Related: The US isn’t safe from the trauma of caste bias

There is a phrase you bring up in your book called “caste pollution,” which I wasn’t even aware of.

Right, well pollution is actually at the center of the enterprise. I mean pollution is everything because the idea of caste is based on the idea of spiritual purity, the purity of the soul of the ages. Pollution is very real and suddenly this idea of someone’s spiritual cleanliness becomes very tangible and very real. [In this dinner] I am paralyzed because I don’t have the strength to say, “You know, these rules are horrible and I’ll wash his plate.” It was suddenly one of those moments where a sort of horror creeps in that you’ve been going along with this thing for a while, and suddenly its implication becomes kind of glaring and unavoidable and it chilled me.

A portrait of author Aatish Taseer wearing a white shirt
Author Aatish TaseerCourtesy of Platform

You conclude that democracy and modernity should be the natural enemy of caste, but it’s really not that simple as that?

No, it’s not.

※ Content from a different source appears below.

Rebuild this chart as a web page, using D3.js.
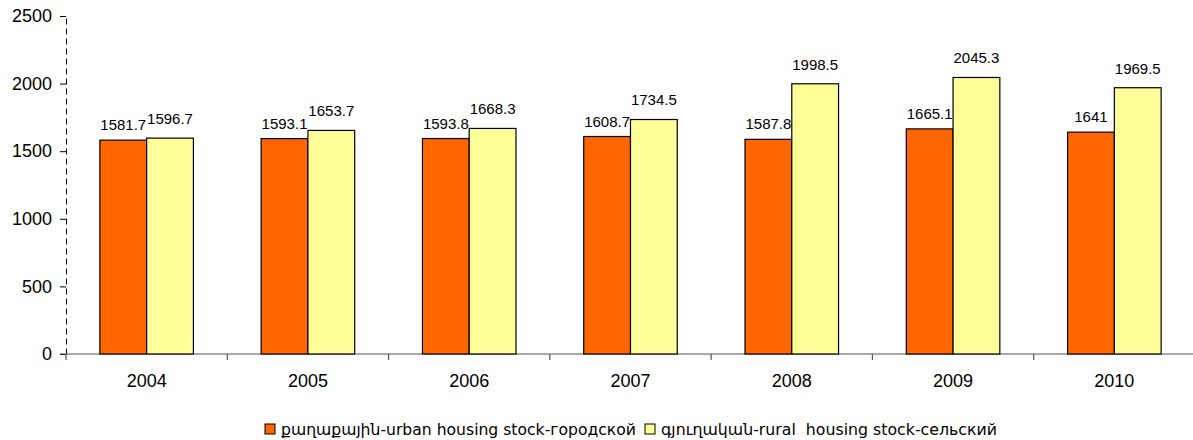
<!DOCTYPE html>
<html>
<head>
<meta charset="utf-8">
<script src="https://cdn.jsdelivr.net/npm/d3@7/dist/d3.min.js"></script>
<style>
  html, body { margin: 0; padding: 0; background: #fff; }
  svg { display: block; }
</style>
</head>
<body>
<svg id="chart" width="1193" height="440"></svg>
<script>
const years = ["2004", "2005", "2006", "2007", "2008", "2009", "2010"];
const urban = [1581.7, 1593.1, 1593.8, 1608.7, 1587.8, 1665.1, 1641];
const rural = [1596.7, 1653.7, 1668.3, 1734.5, 1998.5, 2045.3, 1969.5];
const seriesNames = ["քաղաքային-urban housing stock-городской", "գյուղական-rural  housing stock-сельский"];
const seriesColors = ["#FF6600", "#FFFF99"];
const yTicks = [0, 500, 1000, 1500, 2000, 2500];

(function () {
const svg = d3.select("#chart");
const mLeft = 66, mRight = 1195, mTop = 16, mBottom = 354;
const font = "'Liberation Sans', Arial, 'DejaVu Sans', sans-serif";
const labelGap = [10, 14];

const x = d3.scaleBand().domain(years).range([mLeft, mRight]).paddingInner(0.42).paddingOuter(0.21);
const xs = d3.scaleBand().domain([0, 1]).range([0, x.bandwidth()]);
const y = d3.scaleLinear().domain([0, 2500]).range([mBottom, mTop]);

// Y axis
const yAxis = svg.append("g").attr("transform", `translate(${mLeft},0)`)
  .call(d3.axisLeft(y).tickValues(yTicks).tickFormat(d3.format("d")).tickSize(6).tickSizeOuter(0).tickPadding(8));
yAxis.select(".domain").attr("stroke", "#000").attr("stroke-dasharray", "6,4");
yAxis.selectAll(".tick line").attr("stroke", "#000");
yAxis.selectAll(".tick text").attr("font-family", font).attr("font-size", 18).attr("fill", "#000");

// X axis
const xAxis = svg.append("g").attr("transform", `translate(0,${mBottom})`)
  .call(d3.axisBottom(x).tickSize(0).tickSizeOuter(0).tickPadding(20));
xAxis.select(".domain").remove();
xAxis.append("line").attr("x1", mLeft - 6).attr("x2", 1193).attr("y1", 0).attr("y2", 0)
  .attr("stroke", "#555").attr("stroke-width", 1.2);
const step = x.step();
xAxis.selectAll(".bound").data(d3.range(years.length + 1)).enter().append("line")
  .attr("class", "bound")
  .attr("x1", i => mLeft + i * step).attr("x2", i => mLeft + i * step)
  .attr("y1", 0).attr("y2", 6).attr("stroke", "#555").attr("stroke-width", 1.2);
xAxis.selectAll(".tick text").attr("font-family", font).attr("font-size", 18).attr("fill", "#000");

// Bars
const data = [];
years.forEach((yr, i) => {
  data.push({ yr, s: 0, v: urban[i] });
  data.push({ yr, s: 1, v: rural[i] });
});

svg.append("g").selectAll("rect").data(data).enter().append("rect")
  .attr("x", d => x(d.yr) + xs(d.s))
  .attr("width", xs.bandwidth())
  .attr("y", d => y(d.v))
  .attr("height", d => y(0) - y(d.v))
  .attr("fill", d => seriesColors[d.s])
  .attr("stroke", "#000").attr("stroke-width", 1.2);

svg.append("g").selectAll("text").data(data).enter().append("text")
  .attr("x", d => x(d.yr) + xs(d.s) + xs.bandwidth() / 2)
  .attr("y", d => y(d.v) - labelGap[d.s])
  .attr("text-anchor", "middle")
  .attr("font-family", font).attr("font-size", 15).attr("fill", "#000")
  .text(d => String(d.v));

// Legend
const legend = svg.append("g").attr("transform", "translate(0,429)");
const lfont = "'DejaVu Sans', sans-serif";
const textWidths = [355, 336];
let lx = 265;
seriesNames.forEach((name, i) => {
  legend.append("rect").attr("x", lx).attr("y", -5).attr("width", 10).attr("height", 10)
    .attr("fill", seriesColors[i]).attr("stroke", "#000").attr("stroke-width", 1);
  legend.append("text").attr("x", lx + 16).attr("y", 5.5)
    .attr("font-family", lfont).attr("font-size", 15).attr("fill", "#000")
    .attr("textLength", textWidths[i]).attr("lengthAdjust", "spacingAndGlyphs")
    .style("white-space", "pre")
    .text(name);
  lx = lx + 16 + textWidths[i] + 9;
});
})();
</script>
</body>
</html>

It’s one of those things that — like race in America or like class in Britain — is one of those deepest layers of identity, which finds ways to renew itself in age after age. It’s not like how it was 100 years ago, certainly not how it was 300 and 400 years ago. But it’s persistence, it’s tenacity, is really the unfolding story, and it finds ways to inhabit new situations, to live again, so to speak.

Related: Love conquers caste for this couple, but Indian marriage traditions continue in US

And with a national election very likely later this spring with Prime Minister Narendra Modi going for another term in office, how does caste fit in with the Hindu nationalist movement in India?

Well, that’s very interesting. A lot of these instances when we’re talking about a kind of anti-Muslim hatred, many of those people who happen to be Muslim happen also to be low caste. So there, a kind of double prejudice kicks in. One of the things that’s happened in India is that Modi, in exciting an anti-Muslim feeling, has also unleashed an anger against the lower castes and there’s been a lot of caste violence. Now, while Modi could lose the Muslims and still win, he can’t lose the Muslims and the lower castes and still win, especially not in a major state like Uttar Pradesh, for instance. So similarly [to] the way in America that the kind of rhetoric that [President Donald] Trump unleashed then turned into a kind of anti-Jewish rhetoric that perhaps he had not envisioned would happen, something similar has happened in India. Caste lines in these last five years are bristling in a way that can be quite harmful for them or the government.